# GIVEN TASK
Quote every line from the top of the listing down to and including the line that contains "-6.7, -8.6, -10.7, -10.9, -18.8, -23.3, -31.8]".

# INPUT DATA
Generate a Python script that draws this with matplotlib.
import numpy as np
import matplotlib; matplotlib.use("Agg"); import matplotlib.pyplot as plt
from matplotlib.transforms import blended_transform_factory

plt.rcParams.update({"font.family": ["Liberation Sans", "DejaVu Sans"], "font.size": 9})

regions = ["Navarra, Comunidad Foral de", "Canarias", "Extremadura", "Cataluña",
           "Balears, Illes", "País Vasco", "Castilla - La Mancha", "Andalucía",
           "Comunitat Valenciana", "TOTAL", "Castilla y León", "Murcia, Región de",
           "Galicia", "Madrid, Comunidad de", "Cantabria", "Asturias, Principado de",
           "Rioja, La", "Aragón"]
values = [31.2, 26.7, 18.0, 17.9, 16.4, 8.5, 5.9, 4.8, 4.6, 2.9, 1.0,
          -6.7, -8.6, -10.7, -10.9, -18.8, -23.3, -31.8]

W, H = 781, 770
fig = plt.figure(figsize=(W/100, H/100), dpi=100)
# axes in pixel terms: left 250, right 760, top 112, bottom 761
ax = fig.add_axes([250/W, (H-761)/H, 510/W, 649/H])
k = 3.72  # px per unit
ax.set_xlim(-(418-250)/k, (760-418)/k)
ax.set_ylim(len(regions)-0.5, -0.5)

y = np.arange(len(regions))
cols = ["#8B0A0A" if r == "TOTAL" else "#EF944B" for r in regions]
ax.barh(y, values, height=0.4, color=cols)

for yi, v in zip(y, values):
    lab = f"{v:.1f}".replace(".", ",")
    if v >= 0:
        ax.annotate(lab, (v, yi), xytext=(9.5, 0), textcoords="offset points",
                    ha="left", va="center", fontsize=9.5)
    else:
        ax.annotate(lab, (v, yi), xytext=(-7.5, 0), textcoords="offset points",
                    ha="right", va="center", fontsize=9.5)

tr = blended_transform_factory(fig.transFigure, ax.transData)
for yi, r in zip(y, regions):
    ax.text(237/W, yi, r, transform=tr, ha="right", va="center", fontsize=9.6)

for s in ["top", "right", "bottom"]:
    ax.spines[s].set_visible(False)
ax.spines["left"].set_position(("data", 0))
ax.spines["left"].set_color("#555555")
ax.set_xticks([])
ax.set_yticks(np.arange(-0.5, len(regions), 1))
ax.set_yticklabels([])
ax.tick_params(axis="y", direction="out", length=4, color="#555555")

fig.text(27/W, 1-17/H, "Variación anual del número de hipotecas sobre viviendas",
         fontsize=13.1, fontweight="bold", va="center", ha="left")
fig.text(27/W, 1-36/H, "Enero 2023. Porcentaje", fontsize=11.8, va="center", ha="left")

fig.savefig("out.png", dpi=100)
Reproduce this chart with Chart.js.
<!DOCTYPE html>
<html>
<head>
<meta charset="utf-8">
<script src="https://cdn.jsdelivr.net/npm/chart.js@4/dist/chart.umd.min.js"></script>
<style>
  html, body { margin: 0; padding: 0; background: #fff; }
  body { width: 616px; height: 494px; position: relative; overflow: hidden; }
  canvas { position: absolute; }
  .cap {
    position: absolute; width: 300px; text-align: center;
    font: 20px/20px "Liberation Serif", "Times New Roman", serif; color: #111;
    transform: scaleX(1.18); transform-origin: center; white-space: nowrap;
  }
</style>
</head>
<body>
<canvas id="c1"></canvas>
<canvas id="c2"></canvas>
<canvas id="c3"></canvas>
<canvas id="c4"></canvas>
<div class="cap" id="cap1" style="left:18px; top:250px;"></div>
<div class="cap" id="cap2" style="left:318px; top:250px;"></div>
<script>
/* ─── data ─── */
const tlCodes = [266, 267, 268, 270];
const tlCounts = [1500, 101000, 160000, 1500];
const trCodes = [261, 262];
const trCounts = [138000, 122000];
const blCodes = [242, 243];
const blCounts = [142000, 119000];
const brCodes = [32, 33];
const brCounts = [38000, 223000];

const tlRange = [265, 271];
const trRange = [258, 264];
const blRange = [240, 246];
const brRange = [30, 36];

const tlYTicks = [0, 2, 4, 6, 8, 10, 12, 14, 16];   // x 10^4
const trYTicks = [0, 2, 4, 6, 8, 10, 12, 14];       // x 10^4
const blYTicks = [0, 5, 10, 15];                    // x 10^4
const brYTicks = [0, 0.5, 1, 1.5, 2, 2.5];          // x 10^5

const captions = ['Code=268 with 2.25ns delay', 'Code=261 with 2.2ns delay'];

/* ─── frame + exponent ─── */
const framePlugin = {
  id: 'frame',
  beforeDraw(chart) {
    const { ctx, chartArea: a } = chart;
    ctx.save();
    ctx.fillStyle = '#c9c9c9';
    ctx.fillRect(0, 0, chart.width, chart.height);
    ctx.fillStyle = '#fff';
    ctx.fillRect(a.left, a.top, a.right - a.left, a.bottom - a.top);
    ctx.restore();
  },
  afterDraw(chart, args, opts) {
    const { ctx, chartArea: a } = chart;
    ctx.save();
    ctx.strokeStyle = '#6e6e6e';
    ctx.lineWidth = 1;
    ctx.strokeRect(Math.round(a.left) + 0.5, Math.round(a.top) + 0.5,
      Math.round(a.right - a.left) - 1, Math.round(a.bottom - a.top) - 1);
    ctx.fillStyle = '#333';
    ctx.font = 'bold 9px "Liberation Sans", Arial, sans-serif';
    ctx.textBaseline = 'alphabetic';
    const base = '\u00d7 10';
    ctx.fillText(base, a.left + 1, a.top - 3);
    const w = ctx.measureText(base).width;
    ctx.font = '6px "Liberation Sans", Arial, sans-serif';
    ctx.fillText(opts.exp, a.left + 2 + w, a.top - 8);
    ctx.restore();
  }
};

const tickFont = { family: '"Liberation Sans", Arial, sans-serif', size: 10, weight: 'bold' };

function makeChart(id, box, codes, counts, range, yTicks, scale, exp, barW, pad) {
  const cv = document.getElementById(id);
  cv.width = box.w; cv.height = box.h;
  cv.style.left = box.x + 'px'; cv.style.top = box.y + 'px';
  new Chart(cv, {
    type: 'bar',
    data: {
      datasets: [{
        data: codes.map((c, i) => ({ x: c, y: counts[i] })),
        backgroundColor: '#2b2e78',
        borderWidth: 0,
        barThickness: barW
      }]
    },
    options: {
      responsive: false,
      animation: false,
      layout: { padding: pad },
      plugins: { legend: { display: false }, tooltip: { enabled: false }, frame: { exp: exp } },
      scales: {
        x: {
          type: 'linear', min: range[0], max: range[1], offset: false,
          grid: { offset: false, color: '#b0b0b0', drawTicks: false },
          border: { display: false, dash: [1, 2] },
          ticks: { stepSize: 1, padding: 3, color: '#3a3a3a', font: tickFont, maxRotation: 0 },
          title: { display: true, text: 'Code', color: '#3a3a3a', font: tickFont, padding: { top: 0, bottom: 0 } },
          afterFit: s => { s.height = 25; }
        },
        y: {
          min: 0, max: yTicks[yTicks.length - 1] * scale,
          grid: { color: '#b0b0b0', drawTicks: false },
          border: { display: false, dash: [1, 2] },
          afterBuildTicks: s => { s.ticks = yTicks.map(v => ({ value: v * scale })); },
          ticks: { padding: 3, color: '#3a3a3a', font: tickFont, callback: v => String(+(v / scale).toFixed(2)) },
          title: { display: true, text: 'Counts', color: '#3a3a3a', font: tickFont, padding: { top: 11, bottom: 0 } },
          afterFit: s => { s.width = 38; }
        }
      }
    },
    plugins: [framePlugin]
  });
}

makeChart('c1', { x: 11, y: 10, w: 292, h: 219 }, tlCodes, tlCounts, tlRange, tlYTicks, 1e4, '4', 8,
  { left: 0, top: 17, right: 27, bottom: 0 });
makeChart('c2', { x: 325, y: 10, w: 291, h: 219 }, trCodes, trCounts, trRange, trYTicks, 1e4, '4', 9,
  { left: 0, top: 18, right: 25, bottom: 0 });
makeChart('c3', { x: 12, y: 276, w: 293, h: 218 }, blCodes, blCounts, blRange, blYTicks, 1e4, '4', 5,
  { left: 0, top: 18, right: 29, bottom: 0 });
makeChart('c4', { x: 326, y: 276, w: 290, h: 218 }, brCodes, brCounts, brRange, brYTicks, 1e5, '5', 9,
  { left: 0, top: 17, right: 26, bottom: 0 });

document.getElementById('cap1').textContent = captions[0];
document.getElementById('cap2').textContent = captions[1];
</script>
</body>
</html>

# REPLY
Generate a Python script that draws this with matplotlib.
import numpy as np
import matplotlib; matplotlib.use("Agg"); import matplotlib.pyplot as plt
from matplotlib.transforms import blended_transform_factory

plt.rcParams.update({"font.family": ["Liberation Sans", "DejaVu Sans"], "font.size": 9})

regions = ["Navarra, Comunidad Foral de", "Canarias", "Extremadura", "Cataluña",
           "Balears, Illes", "País Vasco", "Castilla - La Mancha", "Andalucía",
           "Comunitat Valenciana", "TOTAL", "Castilla y León", "Murcia, Región de",
           "Galicia", "Madrid, Comunidad de", "Cantabria", "Asturias, Principado de",
           "Rioja, La", "Aragón"]
values = [31.2, 26.7, 18.0, 17.9, 16.4, 8.5, 5.9, 4.8, 4.6, 2.9, 1.0,
          -6.7, -8.6, -10.7, -10.9, -18.8, -23.3, -31.8]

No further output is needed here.